**DIRECTION:** What lines of the data hold the string "page"? Pull each one out.

**GIVEN MATERIAL:**

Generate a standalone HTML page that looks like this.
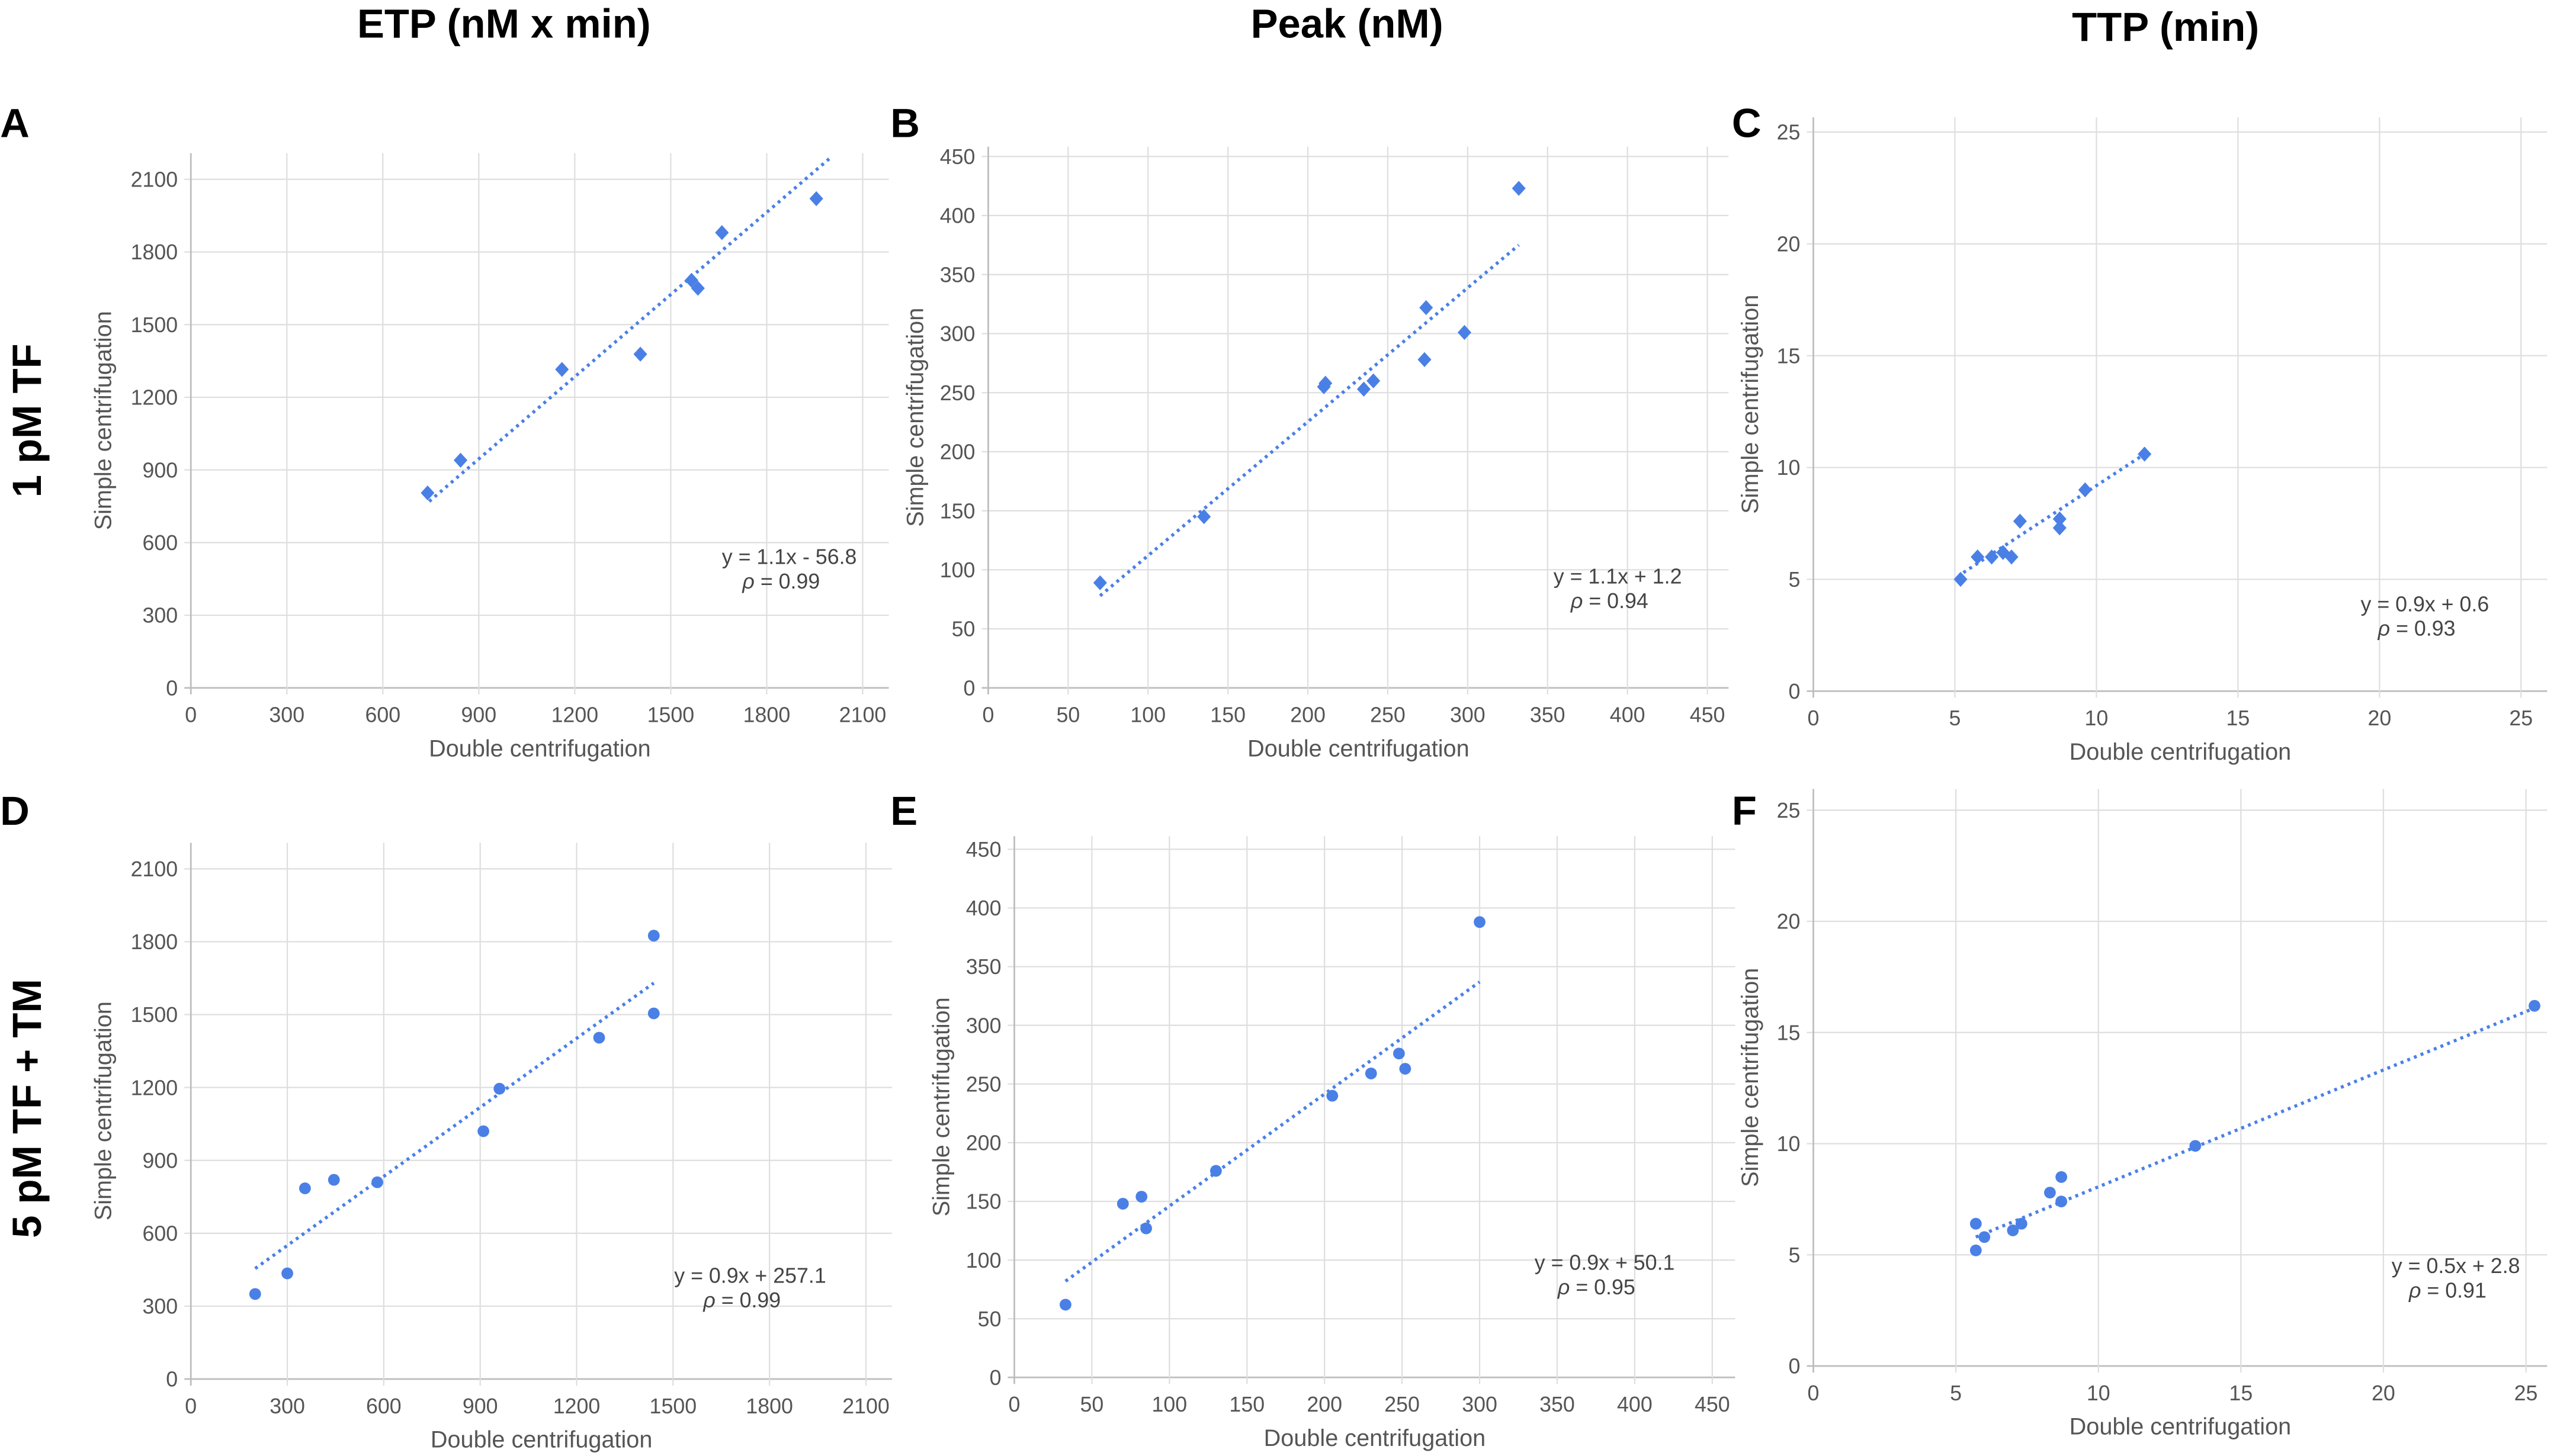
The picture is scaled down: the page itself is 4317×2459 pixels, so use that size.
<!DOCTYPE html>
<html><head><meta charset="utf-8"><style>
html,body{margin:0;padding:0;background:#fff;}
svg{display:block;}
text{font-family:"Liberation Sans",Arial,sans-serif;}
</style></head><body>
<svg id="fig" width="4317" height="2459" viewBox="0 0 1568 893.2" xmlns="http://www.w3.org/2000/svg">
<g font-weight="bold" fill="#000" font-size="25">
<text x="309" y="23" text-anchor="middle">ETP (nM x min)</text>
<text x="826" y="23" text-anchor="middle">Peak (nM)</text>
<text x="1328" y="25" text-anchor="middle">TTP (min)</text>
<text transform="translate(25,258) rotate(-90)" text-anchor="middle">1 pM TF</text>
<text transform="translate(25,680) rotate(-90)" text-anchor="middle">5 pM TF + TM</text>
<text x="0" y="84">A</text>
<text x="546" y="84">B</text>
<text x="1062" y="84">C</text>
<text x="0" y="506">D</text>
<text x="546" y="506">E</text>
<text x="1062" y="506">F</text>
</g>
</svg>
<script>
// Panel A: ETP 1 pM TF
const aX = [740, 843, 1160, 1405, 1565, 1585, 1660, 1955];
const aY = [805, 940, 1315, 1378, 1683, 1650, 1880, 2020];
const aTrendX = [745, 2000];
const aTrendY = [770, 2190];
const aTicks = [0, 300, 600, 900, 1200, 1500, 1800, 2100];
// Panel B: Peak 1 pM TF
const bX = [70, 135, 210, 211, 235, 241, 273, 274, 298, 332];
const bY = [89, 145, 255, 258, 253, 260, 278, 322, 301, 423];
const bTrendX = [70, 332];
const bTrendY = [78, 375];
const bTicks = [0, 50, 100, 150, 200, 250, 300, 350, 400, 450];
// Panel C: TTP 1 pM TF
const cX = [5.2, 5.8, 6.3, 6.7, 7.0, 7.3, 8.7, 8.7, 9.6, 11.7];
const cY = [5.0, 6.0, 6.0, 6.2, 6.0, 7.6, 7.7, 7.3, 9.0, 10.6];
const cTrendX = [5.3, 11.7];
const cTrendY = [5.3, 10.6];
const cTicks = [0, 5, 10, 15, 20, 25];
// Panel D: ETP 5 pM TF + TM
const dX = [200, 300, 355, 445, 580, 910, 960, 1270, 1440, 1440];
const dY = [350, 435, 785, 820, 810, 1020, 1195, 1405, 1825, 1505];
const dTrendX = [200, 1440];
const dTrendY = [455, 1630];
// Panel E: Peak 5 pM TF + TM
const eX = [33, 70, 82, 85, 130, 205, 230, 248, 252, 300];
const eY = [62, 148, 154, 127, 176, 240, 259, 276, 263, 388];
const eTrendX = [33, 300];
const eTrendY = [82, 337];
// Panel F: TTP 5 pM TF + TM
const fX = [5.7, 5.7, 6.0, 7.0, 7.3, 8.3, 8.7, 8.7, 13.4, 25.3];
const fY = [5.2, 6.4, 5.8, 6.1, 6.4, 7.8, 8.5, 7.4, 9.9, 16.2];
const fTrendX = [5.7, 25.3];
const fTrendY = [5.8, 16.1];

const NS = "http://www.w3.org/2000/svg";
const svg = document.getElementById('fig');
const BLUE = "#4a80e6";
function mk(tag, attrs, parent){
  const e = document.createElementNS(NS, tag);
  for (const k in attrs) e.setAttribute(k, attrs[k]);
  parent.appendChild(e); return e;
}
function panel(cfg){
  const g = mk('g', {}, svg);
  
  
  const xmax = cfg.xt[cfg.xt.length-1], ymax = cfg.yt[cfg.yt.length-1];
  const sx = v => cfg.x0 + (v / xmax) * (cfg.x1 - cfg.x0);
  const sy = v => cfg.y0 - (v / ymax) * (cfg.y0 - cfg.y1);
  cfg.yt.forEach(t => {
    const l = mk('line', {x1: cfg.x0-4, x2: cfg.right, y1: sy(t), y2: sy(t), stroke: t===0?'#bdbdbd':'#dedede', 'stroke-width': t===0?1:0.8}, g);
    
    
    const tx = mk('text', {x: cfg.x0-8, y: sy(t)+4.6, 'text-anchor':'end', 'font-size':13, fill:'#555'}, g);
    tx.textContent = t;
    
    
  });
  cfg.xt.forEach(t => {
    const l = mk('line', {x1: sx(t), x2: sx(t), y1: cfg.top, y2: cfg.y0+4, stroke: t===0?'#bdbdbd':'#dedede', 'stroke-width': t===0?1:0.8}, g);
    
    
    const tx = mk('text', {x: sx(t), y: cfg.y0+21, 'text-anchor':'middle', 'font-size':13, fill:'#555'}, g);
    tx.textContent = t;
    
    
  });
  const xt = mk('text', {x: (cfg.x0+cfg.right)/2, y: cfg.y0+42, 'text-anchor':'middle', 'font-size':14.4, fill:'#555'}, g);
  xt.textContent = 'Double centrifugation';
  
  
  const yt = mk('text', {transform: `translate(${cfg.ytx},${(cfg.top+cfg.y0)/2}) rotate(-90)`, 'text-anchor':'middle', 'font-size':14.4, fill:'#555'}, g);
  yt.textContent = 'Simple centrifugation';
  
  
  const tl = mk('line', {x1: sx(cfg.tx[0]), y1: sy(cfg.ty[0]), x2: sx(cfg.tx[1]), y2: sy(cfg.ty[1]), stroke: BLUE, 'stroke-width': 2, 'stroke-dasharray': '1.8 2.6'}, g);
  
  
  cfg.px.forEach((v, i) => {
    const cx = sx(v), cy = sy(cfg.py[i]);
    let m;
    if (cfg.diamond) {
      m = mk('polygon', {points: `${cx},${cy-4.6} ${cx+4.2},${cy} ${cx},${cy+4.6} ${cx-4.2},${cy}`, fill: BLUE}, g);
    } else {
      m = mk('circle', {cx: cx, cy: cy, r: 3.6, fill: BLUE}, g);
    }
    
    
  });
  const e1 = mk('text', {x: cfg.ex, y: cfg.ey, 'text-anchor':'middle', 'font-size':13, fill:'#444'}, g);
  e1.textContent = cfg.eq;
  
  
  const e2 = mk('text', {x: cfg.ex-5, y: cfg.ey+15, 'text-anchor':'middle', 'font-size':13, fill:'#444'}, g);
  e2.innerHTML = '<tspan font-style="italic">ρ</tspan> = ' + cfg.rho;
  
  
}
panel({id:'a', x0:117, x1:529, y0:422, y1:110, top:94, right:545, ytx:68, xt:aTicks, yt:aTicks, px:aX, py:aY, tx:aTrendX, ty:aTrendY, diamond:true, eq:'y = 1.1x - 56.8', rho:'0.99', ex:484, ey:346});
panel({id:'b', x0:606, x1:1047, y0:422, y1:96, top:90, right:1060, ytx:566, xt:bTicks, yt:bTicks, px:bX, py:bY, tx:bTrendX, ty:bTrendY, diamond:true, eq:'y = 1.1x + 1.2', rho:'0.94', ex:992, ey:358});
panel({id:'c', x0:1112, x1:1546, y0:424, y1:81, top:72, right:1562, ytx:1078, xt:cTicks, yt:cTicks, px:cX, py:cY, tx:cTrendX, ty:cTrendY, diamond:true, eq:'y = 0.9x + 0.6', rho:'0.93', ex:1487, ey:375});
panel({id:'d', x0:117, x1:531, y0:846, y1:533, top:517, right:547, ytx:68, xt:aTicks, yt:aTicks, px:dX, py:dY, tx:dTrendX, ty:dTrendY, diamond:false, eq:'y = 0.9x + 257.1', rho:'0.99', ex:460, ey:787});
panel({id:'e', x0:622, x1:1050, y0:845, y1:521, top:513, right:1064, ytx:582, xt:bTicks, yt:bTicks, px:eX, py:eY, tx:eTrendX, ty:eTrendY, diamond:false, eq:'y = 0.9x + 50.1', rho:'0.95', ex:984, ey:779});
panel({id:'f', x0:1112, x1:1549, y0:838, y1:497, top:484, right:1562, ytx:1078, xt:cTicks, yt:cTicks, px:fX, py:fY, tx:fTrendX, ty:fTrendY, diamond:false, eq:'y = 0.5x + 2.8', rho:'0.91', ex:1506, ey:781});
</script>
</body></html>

**SOLUTION:**
Generate a standalone HTML page that looks like this.
The picture is scaled down: the page itself is 4317×2459 pixels, so use that size.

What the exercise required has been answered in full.